More: http://www.ioe.ucla.edu/academic/Fall2003/...Clay_101703.pdf

Steven A. Shaw aka "Fat Guy"
Co-founder, Society for Culinary Arts & Letters, sshaw@egstaff.org
Proud signatory to the eG Ethics code
Director, New Media Studies, International Culinary Center (take my food-blogging course)

Posted

Steve - the example is an abstract example for a conferance, and may not actually be based on any really data. But assuming that it is, a critical point would be how they define "Mangrove", are the new mangroves anything like the original (plant and animal compositition, amount of biomass, presence of key species etc etc). It is a fairly common practice for certain industries to use specific scientific jargon to hide the reality of the situation (not that this is nessarily the case in this instance). A paper increase in mangrove area is meaningless without clarification of there definitions.

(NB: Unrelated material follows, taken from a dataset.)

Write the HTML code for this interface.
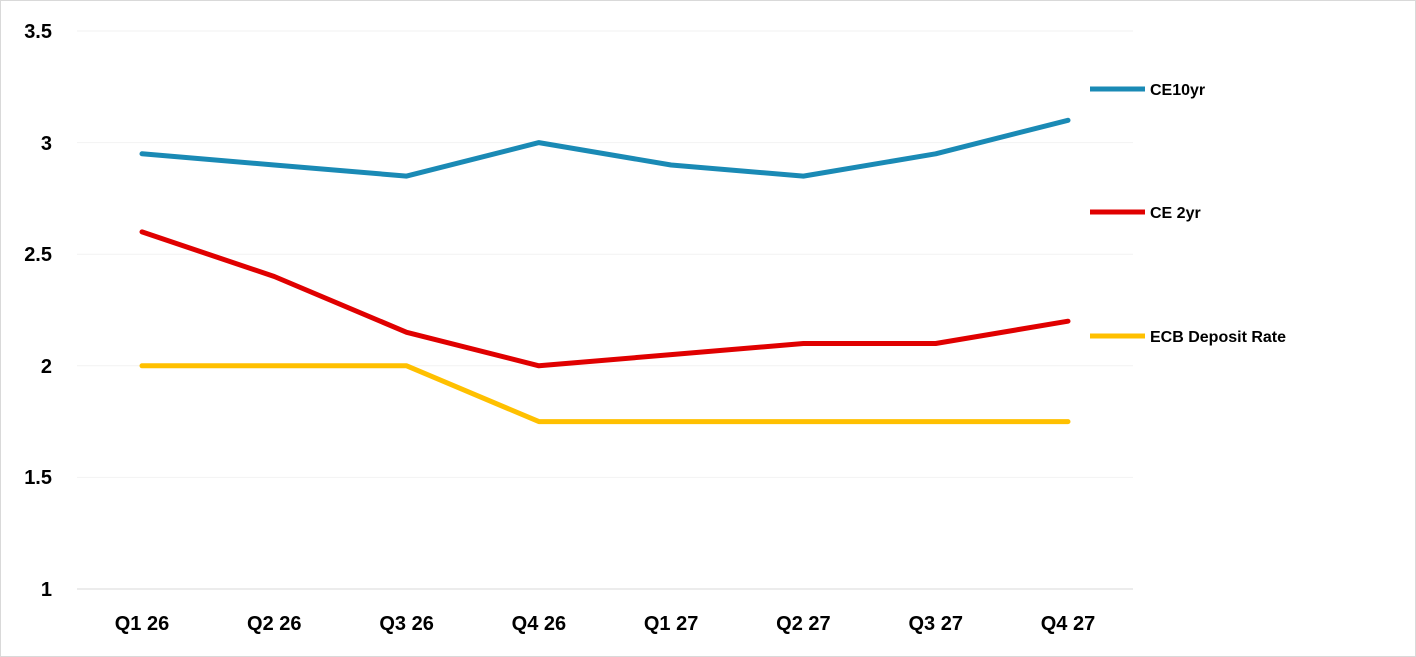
<!DOCTYPE html>
<html><head><meta charset="utf-8"><style>
html,body{margin:0;padding:0;background:#fff;}
svg{display:block;}
text{font-family:"Liberation Sans",Arial,sans-serif;font-weight:bold;fill:#000;}
</style></head><body>
<svg width="1416" height="657" viewBox="0 0 1416 657" xmlns="http://www.w3.org/2000/svg">
<rect x="0.5" y="0.5" width="1415" height="656" fill="#fff" stroke="#d9d9d9"/>
<g stroke="#f2f2f2" stroke-width="1">
<line x1="77" y1="31" x2="1133" y2="31"/>
<line x1="77" y1="142.6" x2="1133" y2="142.6"/>
<line x1="77" y1="254.2" x2="1133" y2="254.2"/>
<line x1="77" y1="365.8" x2="1133" y2="365.8"/>
<line x1="77" y1="477.4" x2="1133" y2="477.4"/>
</g>
<line x1="77" y1="589" x2="1133" y2="589" stroke="#d9d9d9" stroke-width="1"/>
<g font-size="20" text-anchor="end">
<text x="52" y="38">3.5</text>
<text x="52" y="150">3</text>
<text x="52" y="261">2.5</text>
<text x="52" y="373">2</text>
<text x="52" y="484">1.5</text>
<text x="52" y="596">1</text>
</g>
<g font-size="20" text-anchor="middle">
<text x="142" y="630">Q1 26</text>
<text x="274.3" y="630">Q2 26</text>
<text x="406.6" y="630">Q3 26</text>
<text x="538.9" y="630">Q4 26</text>
<text x="671.1" y="630">Q1 27</text>
<text x="803.4" y="630">Q2 27</text>
<text x="935.7" y="630">Q3 27</text>
<text x="1068" y="630">Q4 27</text>
</g>
<g fill="none" stroke-width="5" stroke-linejoin="round" stroke-linecap="round">
<polyline stroke="#ffc000" points="142,365.8 274.3,365.8 406.6,365.8 538.9,421.6 671.1,421.6 803.4,421.6 935.7,421.6 1068,421.6"/>
<polyline stroke="#e00000" points="142,231.9 274.3,276.5 406.6,332.3 538.9,365.8 671.1,354.6 803.4,343.5 935.7,343.5 1068,321.2"/>
<polyline stroke="#1a8ab5" points="142,153.8 274.3,165 406.6,176.1 538.9,142.6 671.1,165 803.4,176.1 935.7,153.8 1068,120.3"/>
</g>
<g stroke-width="5">
<line x1="1090" y1="89" x2="1145" y2="89" stroke="#1a8ab5"/>
<line x1="1090" y1="212" x2="1145" y2="212" stroke="#e00000"/>
<line x1="1090" y1="336" x2="1145" y2="336" stroke="#ffc000"/>
</g>
<g font-size="16">
<text x="1150" y="95">CE10yr</text>
<text x="1150" y="218">CE 2yr</text>
<text x="1150" y="342">ECB Deposit Rate</text>
</g>
</svg>
</body></html>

As a consumer of shrimp/prawns, I really would like to know this information, as at the moment I avoid these farmed shrimp, but if I had the correct type of information I would pay a premium for shrimp farmed using non-destructive practices (if there is such a thing).

Posted

I also avoid buying shrimp/prawn. I haven't checked in recent years, but I've more than once eaten shrimp that tasted strongly of bleach (not in Japan though), and in Japan I have frequently read that farmed shrimp are raised in water which is permanently laced with antibiotics.

Of course, Japan has it's own reasons for passing on information about imported food safety, but cheap shrimp is cheap for a reason...

Posted

The benefits of living within an hour of where the shrimp boats dock can not be underestimated! :rolleyes: Farm-raised shrimp from Texas is also available in groceries here---should the same concerns raised in Asia apply here as well?

Posted
Nice to see you here again, Mark.

In Japan, is much farmed fish and seafood consumed?

Country of origin (or prefecture of origin) is shown for most seafood, meat, and poultry. This may be legally required, but I'm not sure. Australian beef is popular these days, by the way. :wink:

Fish comes from all over. There is a fishmonger in my neighborhood whose specialty is ultra-cheap tuna from India. And today in the market I saw some fish steaks from Russia and some from Mexico. There was a sale on frozen salmon steaks for 88 yen apiece, very cheap. I assume this was imported and probably farmed (based on the Pantone-spec'ed, dayglo orange color of the flesh). Much of the unagi (eel) these days comes from China since it is so much cheaper. I remember buying some raw, head-on tiger shrimp from the Philippines the other month.

A seafood store proprietor I know tells me that outside of Tokyo there is more variety of fish consumed from local catches; in Tokyo the stores tend to sell the same dozen or so standard types of fish, often imported.